= Challenge =
Each line of the listing must be transcribed exactly, except for the images, which should be excluded.

= Given data =

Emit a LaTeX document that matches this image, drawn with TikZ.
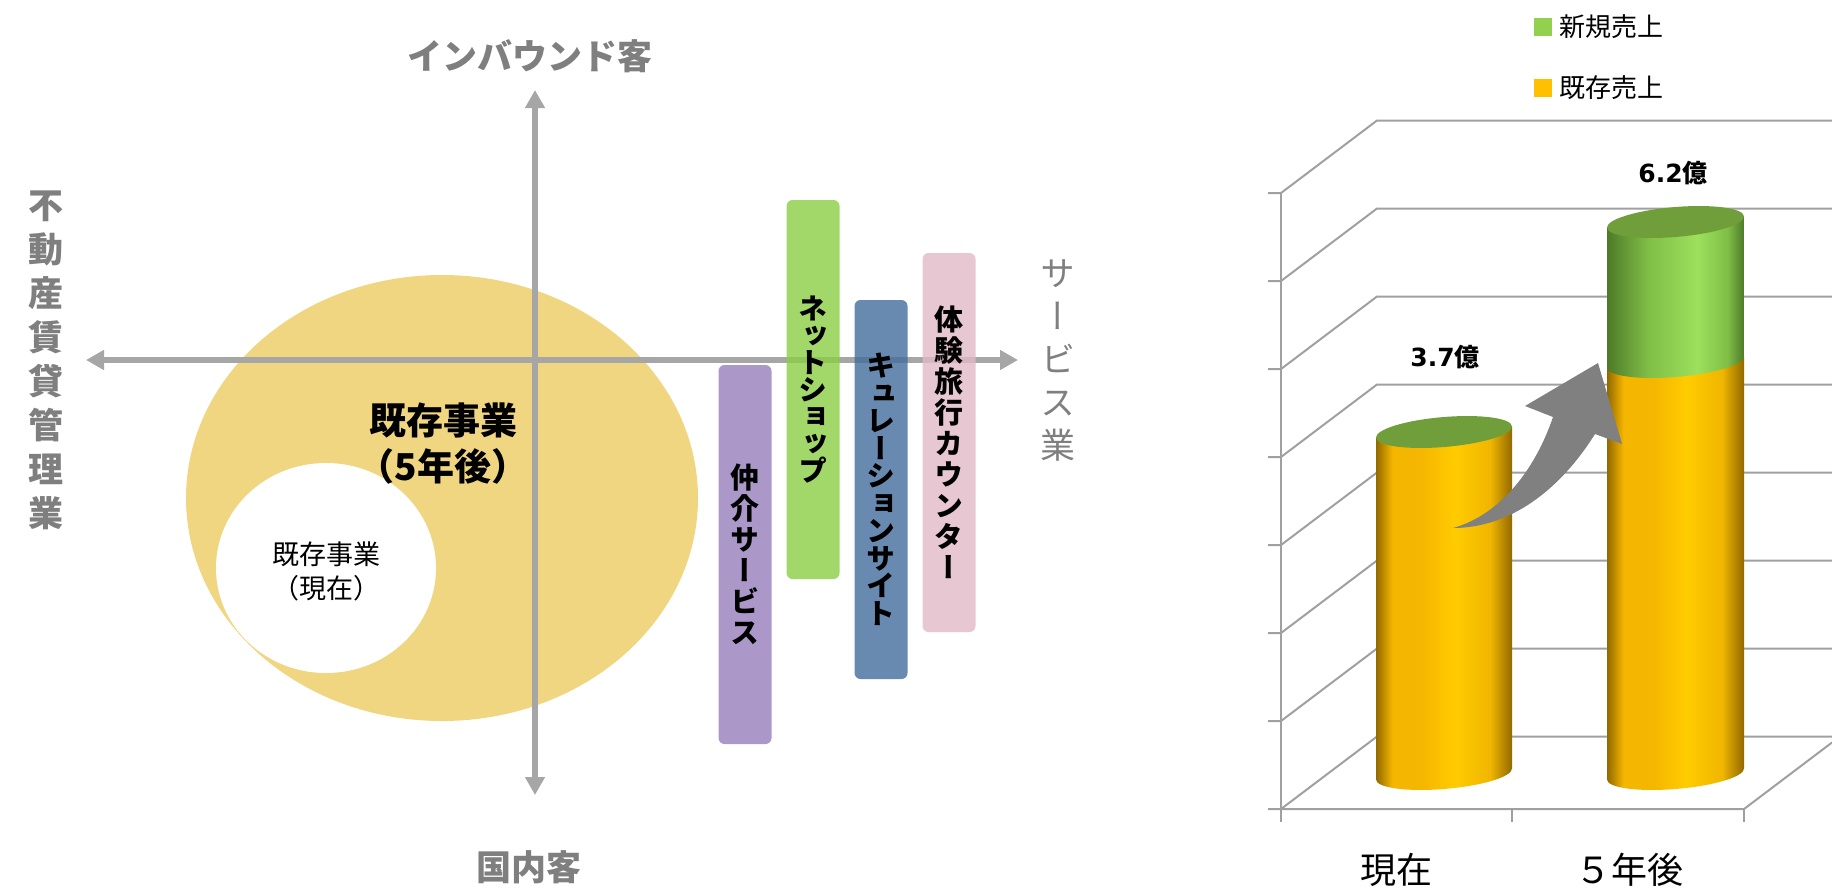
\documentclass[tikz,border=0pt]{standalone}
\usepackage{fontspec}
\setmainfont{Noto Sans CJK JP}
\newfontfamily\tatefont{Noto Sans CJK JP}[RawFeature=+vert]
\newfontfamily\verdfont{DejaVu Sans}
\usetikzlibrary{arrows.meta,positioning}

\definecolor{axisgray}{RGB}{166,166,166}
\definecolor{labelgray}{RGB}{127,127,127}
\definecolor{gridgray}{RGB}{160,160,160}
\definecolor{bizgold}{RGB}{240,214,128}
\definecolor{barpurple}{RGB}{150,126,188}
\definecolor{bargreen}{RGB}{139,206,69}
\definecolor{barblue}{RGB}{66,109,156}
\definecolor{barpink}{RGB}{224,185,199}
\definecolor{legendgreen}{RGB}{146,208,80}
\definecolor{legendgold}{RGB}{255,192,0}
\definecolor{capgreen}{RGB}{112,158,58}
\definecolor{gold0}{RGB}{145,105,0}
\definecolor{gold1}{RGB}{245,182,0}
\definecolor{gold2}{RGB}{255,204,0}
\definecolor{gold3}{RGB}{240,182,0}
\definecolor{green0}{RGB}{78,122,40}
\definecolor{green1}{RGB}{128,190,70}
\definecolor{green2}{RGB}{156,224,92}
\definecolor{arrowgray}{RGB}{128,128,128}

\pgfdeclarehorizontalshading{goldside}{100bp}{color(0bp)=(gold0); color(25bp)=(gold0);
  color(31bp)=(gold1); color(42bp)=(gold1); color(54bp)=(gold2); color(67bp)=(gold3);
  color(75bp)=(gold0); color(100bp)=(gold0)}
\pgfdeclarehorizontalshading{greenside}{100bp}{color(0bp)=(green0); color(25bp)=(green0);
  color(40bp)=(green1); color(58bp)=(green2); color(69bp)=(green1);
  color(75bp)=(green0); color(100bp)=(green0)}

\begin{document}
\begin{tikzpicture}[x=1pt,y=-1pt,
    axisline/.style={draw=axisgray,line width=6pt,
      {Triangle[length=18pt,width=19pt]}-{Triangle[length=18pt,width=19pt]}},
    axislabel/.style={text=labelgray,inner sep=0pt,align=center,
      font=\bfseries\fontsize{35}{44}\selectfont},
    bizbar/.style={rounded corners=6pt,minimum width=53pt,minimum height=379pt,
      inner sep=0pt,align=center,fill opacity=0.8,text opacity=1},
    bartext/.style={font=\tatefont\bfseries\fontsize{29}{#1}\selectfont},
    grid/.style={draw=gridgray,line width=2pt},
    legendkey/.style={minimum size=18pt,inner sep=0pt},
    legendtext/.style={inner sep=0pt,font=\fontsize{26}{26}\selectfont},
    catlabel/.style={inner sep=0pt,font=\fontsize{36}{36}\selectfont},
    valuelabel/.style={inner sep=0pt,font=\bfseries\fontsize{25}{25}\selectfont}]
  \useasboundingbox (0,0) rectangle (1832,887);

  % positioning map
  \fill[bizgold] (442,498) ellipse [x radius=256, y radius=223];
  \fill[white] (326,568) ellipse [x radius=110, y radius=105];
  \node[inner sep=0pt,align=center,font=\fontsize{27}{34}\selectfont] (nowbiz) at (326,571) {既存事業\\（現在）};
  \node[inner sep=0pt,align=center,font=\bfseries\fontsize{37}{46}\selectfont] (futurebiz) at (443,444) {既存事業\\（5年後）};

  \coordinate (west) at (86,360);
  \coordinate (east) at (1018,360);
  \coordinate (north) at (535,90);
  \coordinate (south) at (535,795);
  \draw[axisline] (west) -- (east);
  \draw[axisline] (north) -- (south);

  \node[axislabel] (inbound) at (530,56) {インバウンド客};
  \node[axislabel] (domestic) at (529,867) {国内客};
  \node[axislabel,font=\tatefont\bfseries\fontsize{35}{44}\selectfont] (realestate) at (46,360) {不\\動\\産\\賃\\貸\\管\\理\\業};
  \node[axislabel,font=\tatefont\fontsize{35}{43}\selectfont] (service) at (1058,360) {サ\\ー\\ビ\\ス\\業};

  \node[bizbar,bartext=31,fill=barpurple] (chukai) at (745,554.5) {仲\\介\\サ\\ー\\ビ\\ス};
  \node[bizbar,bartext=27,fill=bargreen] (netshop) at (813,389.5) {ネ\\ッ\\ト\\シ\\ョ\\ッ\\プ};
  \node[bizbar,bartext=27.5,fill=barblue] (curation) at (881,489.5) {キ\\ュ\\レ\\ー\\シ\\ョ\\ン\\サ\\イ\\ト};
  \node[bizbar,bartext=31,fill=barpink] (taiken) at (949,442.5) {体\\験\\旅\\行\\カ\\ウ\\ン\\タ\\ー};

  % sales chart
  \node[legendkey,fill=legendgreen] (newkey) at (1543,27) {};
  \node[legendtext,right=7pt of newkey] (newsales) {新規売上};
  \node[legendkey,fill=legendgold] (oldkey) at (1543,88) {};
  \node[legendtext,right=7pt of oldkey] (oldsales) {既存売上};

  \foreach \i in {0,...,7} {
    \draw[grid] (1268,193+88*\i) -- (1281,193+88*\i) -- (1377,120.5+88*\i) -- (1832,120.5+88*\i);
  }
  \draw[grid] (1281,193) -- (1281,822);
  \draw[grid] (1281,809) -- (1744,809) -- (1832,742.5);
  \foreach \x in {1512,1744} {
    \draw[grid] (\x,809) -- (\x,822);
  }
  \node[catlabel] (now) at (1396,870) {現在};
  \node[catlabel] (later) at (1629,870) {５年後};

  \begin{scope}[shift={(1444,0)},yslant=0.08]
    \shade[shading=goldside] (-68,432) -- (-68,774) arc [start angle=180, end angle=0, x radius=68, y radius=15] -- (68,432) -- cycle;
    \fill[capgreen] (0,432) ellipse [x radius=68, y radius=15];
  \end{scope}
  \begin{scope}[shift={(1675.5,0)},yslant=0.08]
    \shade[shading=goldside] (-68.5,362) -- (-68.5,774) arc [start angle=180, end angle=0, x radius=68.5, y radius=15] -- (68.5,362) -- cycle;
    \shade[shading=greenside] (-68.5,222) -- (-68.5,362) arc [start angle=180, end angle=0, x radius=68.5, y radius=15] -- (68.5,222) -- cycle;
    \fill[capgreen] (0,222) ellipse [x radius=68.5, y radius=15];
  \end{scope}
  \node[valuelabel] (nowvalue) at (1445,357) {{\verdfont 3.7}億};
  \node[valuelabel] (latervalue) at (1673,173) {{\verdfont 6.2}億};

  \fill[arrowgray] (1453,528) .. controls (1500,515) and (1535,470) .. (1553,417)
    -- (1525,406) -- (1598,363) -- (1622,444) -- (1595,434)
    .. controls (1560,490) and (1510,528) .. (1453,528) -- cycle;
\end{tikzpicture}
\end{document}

= Result of this task =
Emit a LaTeX document that matches this image, drawn with TikZ.
\documentclass[tikz,border=0pt]{standalone}
\usepackage{fontspec}
\setmainfont{Noto Sans CJK JP}
\newfontfamily\tatefont{Noto Sans CJK JP}[RawFeature=+vert]
\newfontfamily\verdfont{DejaVu Sans}
\usetikzlibrary{arrows.meta,positioning}

\definecolor{axisgray}{RGB}{166,166,166}
\definecolor{labelgray}{RGB}{127,127,127}
\definecolor{gridgray}{RGB}{160,160,160}
\definecolor{bizgold}{RGB}{240,214,128}
\definecolor{barpurple}{RGB}{150,126,188}
\definecolor{bargreen}{RGB}{139,206,69}
\definecolor{barblue}{RGB}{66,109,156}
\definecolor{barpink}{RGB}{224,185,199}
\definecolor{legendgreen}{RGB}{146,208,80}
\definecolor{legendgold}{RGB}{255,192,0}
\definecolor{capgreen}{RGB}{112,158,58}
\definecolor{gold0}{RGB}{145,105,0}
\definecolor{gold1}{RGB}{245,182,0}
\definecolor{gold2}{RGB}{255,204,0}
\definecolor{gold3}{RGB}{240,182,0}
\definecolor{green0}{RGB}{78,122,40}
\definecolor{green1}{RGB}{128,190,70}
\definecolor{green2}{RGB}{156,224,92}
\definecolor{arrowgray}{RGB}{128,128,128}

\pgfdeclarehorizontalshading{goldside}{100bp}{color(0bp)=(gold0); color(25bp)=(gold0);
  color(31bp)=(gold1); color(42bp)=(gold1); color(54bp)=(gold2); color(67bp)=(gold3);
  color(75bp)=(gold0); color(100bp)=(gold0)}
\pgfdeclarehorizontalshading{greenside}{100bp}{color(0bp)=(green0); color(25bp)=(green0);
  color(40bp)=(green1); color(58bp)=(green2); color(69bp)=(green1);
  color(75bp)=(green0); color(100bp)=(green0)}

\begin{document}
\begin{tikzpicture}[x=1pt,y=-1pt,
    axisline/.style={draw=axisgray,line width=6pt,
      {Triangle[length=18pt,width=19pt]}-{Triangle[length=18pt,width=19pt]}},
    axislabel/.style={text=labelgray,inner sep=0pt,align=center,
      font=\bfseries\fontsize{35}{44}\selectfont},
    bizbar/.style={rounded corners=6pt,minimum width=53pt,minimum height=379pt,
      inner sep=0pt,align=center,fill opacity=0.8,text opacity=1},
    bartext/.style={font=\tatefont\bfseries\fontsize{29}{#1}\selectfont},
    grid/.style={draw=gridgray,line width=2pt},
    legendkey/.style={minimum size=18pt,inner sep=0pt},
    legendtext/.style={inner sep=0pt,font=\fontsize{26}{26}\selectfont},
    catlabel/.style={inner sep=0pt,font=\fontsize{36}{36}\selectfont},
    valuelabel/.style={inner sep=0pt,font=\bfseries\fontsize{25}{25}\selectfont}]
  \useasboundingbox (0,0) rectangle (1832,887);

  % positioning map
  \fill[bizgold] (442,498) ellipse [x radius=256, y radius=223];
  \fill[white] (326,568) ellipse [x radius=110, y radius=105];
  \node[inner sep=0pt,align=center,font=\fontsize{27}{34}\selectfont] (nowbiz) at (326,571) {既存事業\\（現在）};
  \node[inner sep=0pt,align=center,font=\bfseries\fontsize{37}{46}\selectfont] (futurebiz) at (443,444) {既存事業\\（5年後）};

  \coordinate (west) at (86,360);
  \coordinate (east) at (1018,360);
  \coordinate (north) at (535,90);
  \coordinate (south) at (535,795);
  \draw[axisline] (west) -- (east);
  \draw[axisline] (north) -- (south);

  \node[axislabel] (inbound) at (530,56) {インバウンド客};
  \node[axislabel] (domestic) at (529,867) {国内客};
  \node[axislabel,font=\tatefont\bfseries\fontsize{35}{44}\selectfont] (realestate) at (46,360) {不\\動\\産\\賃\\貸\\管\\理\\業};
  \node[axislabel,font=\tatefont\fontsize{35}{43}\selectfont] (service) at (1058,360) {サ\\ー\\ビ\\ス\\業};

  \node[bizbar,bartext=31,fill=barpurple] (chukai) at (745,554.5) {仲\\介\\サ\\ー\\ビ\\ス};
  \node[bizbar,bartext=27,fill=bargreen] (netshop) at (813,389.5) {ネ\\ッ\\ト\\シ\\ョ\\ッ\\プ};
  \node[bizbar,bartext=27.5,fill=barblue] (curation) at (881,489.5) {キ\\ュ\\レ\\ー\\シ\\ョ\\ン\\サ\\イ\\ト};
  \node[bizbar,bartext=31,fill=barpink] (taiken) at (949,442.5) {体\\験\\旅\\行\\カ\\ウ\\ン\\タ\\ー};

  % sales chart
  \node[legendkey,fill=legendgreen] (newkey) at (1543,27) {};
  \node[legendtext,right=7pt of newkey] (newsales) {新規売上};
  \node[legendkey,fill=legendgold] (oldkey) at (1543,88) {};
  \node[legendtext,right=7pt of oldkey] (oldsales) {既存売上};

  \foreach \i in {0,...,7} {
    \draw[grid] (1268,193+88*\i) -- (1281,193+88*\i) -- (1377,120.5+88*\i) -- (1832,120.5+88*\i);
  }
  \draw[grid] (1281,193) -- (1281,822);
  \draw[grid] (1281,809) -- (1744,809) -- (1832,742.5);
  \foreach \x in {1512,1744} {
    \draw[grid] (\x,809) -- (\x,822);
  }
  \node[catlabel] (now) at (1396,870) {現在};
  \node[catlabel] (later) at (1629,870) {５年後};

  \begin{scope}[shift={(1444,0)},yslant=0.08]
    \shade[shading=goldside] (-68,432) -- (-68,774) arc [start angle=180, end angle=0, x radius=68, y radius=15] -- (68,432) -- cycle;
    \fill[capgreen] (0,432) ellipse [x radius=68, y radius=15];
  \end{scope}
  \begin{scope}[shift={(1675.5,0)},yslant=0.08]
    \shade[shading=goldside] (-68.5,362) -- (-68.5,774) arc [start angle=180, end angle=0, x radius=68.5, y radius=15] -- (68.5,362) -- cycle;
    \shade[shading=greenside] (-68.5,222) -- (-68.5,362) arc [start angle=180, end angle=0, x radius=68.5, y radius=15] -- (68.5,222) -- cycle;
    \fill[capgreen] (0,222) ellipse [x radius=68.5, y radius=15];
  \end{scope}
  \node[valuelabel] (nowvalue) at (1445,357) {{\verdfont 3.7}億};
  \node[valuelabel] (latervalue) at (1673,173) {{\verdfont 6.2}億};

  \fill[arrowgray] (1453,528) .. controls (1500,515) and (1535,470) .. (1553,417)
    -- (1525,406) -- (1598,363) -- (1622,444) -- (1595,434)
    .. controls (1560,490) and (1510,528) .. (1453,528) -- cycle;
\end{tikzpicture}
\end{document}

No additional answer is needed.